# Objective
Retype all of the data. Every line must match exactly.

# Dataset
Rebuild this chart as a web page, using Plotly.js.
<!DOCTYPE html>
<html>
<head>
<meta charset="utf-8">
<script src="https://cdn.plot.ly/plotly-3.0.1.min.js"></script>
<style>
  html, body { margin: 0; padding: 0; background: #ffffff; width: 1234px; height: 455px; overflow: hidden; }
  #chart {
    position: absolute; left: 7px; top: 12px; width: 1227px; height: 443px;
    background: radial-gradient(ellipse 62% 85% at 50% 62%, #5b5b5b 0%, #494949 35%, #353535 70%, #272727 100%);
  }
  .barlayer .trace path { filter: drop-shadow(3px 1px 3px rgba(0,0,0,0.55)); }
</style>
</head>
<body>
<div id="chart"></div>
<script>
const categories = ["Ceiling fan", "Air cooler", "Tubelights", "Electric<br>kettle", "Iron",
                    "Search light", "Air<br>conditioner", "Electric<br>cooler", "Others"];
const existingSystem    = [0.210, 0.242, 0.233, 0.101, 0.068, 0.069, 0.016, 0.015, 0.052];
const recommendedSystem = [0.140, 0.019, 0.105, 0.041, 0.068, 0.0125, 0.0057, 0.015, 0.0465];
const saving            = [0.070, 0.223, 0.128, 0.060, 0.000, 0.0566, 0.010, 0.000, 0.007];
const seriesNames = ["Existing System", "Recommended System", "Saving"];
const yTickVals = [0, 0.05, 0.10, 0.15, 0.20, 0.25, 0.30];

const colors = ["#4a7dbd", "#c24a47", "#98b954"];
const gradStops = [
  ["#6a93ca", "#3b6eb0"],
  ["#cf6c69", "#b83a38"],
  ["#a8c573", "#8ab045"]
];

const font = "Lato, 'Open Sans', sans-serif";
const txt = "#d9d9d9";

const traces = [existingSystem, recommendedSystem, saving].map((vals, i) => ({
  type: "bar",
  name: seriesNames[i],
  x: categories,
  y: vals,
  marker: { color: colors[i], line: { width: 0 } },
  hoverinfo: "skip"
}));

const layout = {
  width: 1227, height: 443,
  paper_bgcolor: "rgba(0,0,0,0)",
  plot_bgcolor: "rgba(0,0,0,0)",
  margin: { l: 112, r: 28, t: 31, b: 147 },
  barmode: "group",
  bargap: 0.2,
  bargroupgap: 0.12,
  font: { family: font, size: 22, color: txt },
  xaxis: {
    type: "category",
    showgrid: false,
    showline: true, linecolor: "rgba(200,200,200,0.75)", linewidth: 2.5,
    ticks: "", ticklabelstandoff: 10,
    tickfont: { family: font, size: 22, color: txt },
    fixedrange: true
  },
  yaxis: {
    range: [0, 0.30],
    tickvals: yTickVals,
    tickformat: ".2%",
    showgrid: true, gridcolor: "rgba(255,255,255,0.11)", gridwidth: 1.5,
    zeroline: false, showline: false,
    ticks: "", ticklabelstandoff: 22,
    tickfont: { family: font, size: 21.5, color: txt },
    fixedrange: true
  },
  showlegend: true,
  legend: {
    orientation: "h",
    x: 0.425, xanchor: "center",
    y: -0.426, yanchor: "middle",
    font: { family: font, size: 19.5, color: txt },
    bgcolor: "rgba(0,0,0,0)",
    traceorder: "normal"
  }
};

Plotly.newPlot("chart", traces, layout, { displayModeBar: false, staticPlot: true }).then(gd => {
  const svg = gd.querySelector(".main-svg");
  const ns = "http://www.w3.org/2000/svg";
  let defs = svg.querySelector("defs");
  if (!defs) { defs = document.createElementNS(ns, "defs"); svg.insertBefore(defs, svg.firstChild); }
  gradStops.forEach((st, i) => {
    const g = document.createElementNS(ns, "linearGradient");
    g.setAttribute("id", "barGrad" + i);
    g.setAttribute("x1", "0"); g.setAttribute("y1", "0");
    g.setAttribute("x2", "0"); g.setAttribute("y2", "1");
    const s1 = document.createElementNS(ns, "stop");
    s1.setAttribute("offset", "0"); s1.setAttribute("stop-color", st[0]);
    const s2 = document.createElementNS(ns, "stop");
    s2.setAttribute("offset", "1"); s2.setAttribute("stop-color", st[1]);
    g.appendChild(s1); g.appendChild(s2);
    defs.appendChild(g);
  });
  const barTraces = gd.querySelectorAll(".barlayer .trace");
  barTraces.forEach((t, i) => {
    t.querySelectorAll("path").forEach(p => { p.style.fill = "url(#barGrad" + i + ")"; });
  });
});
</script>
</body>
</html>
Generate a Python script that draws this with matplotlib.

# Complete response
Rebuild this chart as a web page, using Plotly.js.
<!DOCTYPE html>
<html>
<head>
<meta charset="utf-8">
<script src="https://cdn.plot.ly/plotly-3.0.1.min.js"></script>
<style>
  html, body { margin: 0; padding: 0; background: #ffffff; width: 1234px; height: 455px; overflow: hidden; }
  #chart {
    position: absolute; left: 7px; top: 12px; width: 1227px; height: 443px;
    background: radial-gradient(ellipse 62% 85% at 50% 62%, #5b5b5b 0%, #494949 35%, #353535 70%, #272727 100%);
  }
  .barlayer .trace path { filter: drop-shadow(3px 1px 3px rgba(0,0,0,0.55)); }
</style>
</head>
<body>
<div id="chart"></div>
<script>
const categories = ["Ceiling fan", "Air cooler", "Tubelights", "Electric<br>kettle", "Iron",
                    "Search light", "Air<br>conditioner", "Electric<br>cooler", "Others"];
const existingSystem    = [0.210, 0.242, 0.233, 0.101, 0.068, 0.069, 0.016, 0.015, 0.052];
const recommendedSystem = [0.140, 0.019, 0.105, 0.041, 0.068, 0.0125, 0.0057, 0.015, 0.0465];
const saving            = [0.070, 0.223, 0.128, 0.060, 0.000, 0.0566, 0.010, 0.000, 0.007];
const seriesNames = ["Existing System", "Recommended System", "Saving"];
const yTickVals = [0, 0.05, 0.10, 0.15, 0.20, 0.25, 0.30];

const colors = ["#4a7dbd", "#c24a47", "#98b954"];
const gradStops = [
  ["#6a93ca", "#3b6eb0"],
  ["#cf6c69", "#b83a38"],
  ["#a8c573", "#8ab045"]
];

const font = "Lato, 'Open Sans', sans-serif";
const txt = "#d9d9d9";

const traces = [existingSystem, recommendedSystem, saving].map((vals, i) => ({
  type: "bar",
  name: seriesNames[i],
  x: categories,
  y: vals,
  marker: { color: colors[i], line: { width: 0 } },
  hoverinfo: "skip"
}));

const layout = {
  width: 1227, height: 443,
  paper_bgcolor: "rgba(0,0,0,0)",
  plot_bgcolor: "rgba(0,0,0,0)",
  margin: { l: 112, r: 28, t: 31, b: 147 },
  barmode: "group",
  bargap: 0.2,
  bargroupgap: 0.12,
  font: { family: font, size: 22, color: txt },
  xaxis: {
    type: "category",
    showgrid: false,
    showline: true, linecolor: "rgba(200,200,200,0.75)", linewidth: 2.5,
    ticks: "", ticklabelstandoff: 10,
    tickfont: { family: font, size: 22, color: txt },
    fixedrange: true
  },
  yaxis: {
    range: [0, 0.30],
    tickvals: yTickVals,
    tickformat: ".2%",
    showgrid: true, gridcolor: "rgba(255,255,255,0.11)", gridwidth: 1.5,
    zeroline: false, showline: false,
    ticks: "", ticklabelstandoff: 22,
    tickfont: { family: font, size: 21.5, color: txt },
    fixedrange: true
  },
  showlegend: true,
  legend: {
    orientation: "h",
    x: 0.425, xanchor: "center",
    y: -0.426, yanchor: "middle",
    font: { family: font, size: 19.5, color: txt },
    bgcolor: "rgba(0,0,0,0)",
    traceorder: "normal"
  }
};

Plotly.newPlot("chart", traces, layout, { displayModeBar: false, staticPlot: true }).then(gd => {
  const svg = gd.querySelector(".main-svg");
  const ns = "http://www.w3.org/2000/svg";
  let defs = svg.querySelector("defs");
  if (!defs) { defs = document.createElementNS(ns, "defs"); svg.insertBefore(defs, svg.firstChild); }
  gradStops.forEach((st, i) => {
    const g = document.createElementNS(ns, "linearGradient");
    g.setAttribute("id", "barGrad" + i);
    g.setAttribute("x1", "0"); g.setAttribute("y1", "0");
    g.setAttribute("x2", "0"); g.setAttribute("y2", "1");
    const s1 = document.createElementNS(ns, "stop");
    s1.setAttribute("offset", "0"); s1.setAttribute("stop-color", st[0]);
    const s2 = document.createElementNS(ns, "stop");
    s2.setAttribute("offset", "1"); s2.setAttribute("stop-color", st[1]);
    g.appendChild(s1); g.appendChild(s2);
    defs.appendChild(g);
  });
  const barTraces = gd.querySelectorAll(".barlayer .trace");
  barTraces.forEach((t, i) => {
    t.querySelectorAll("path").forEach(p => { p.style.fill = "url(#barGrad" + i + ")"; });
  });
});
</script>
</body>
</html>
Generate a Python script that draws this with matplotlib.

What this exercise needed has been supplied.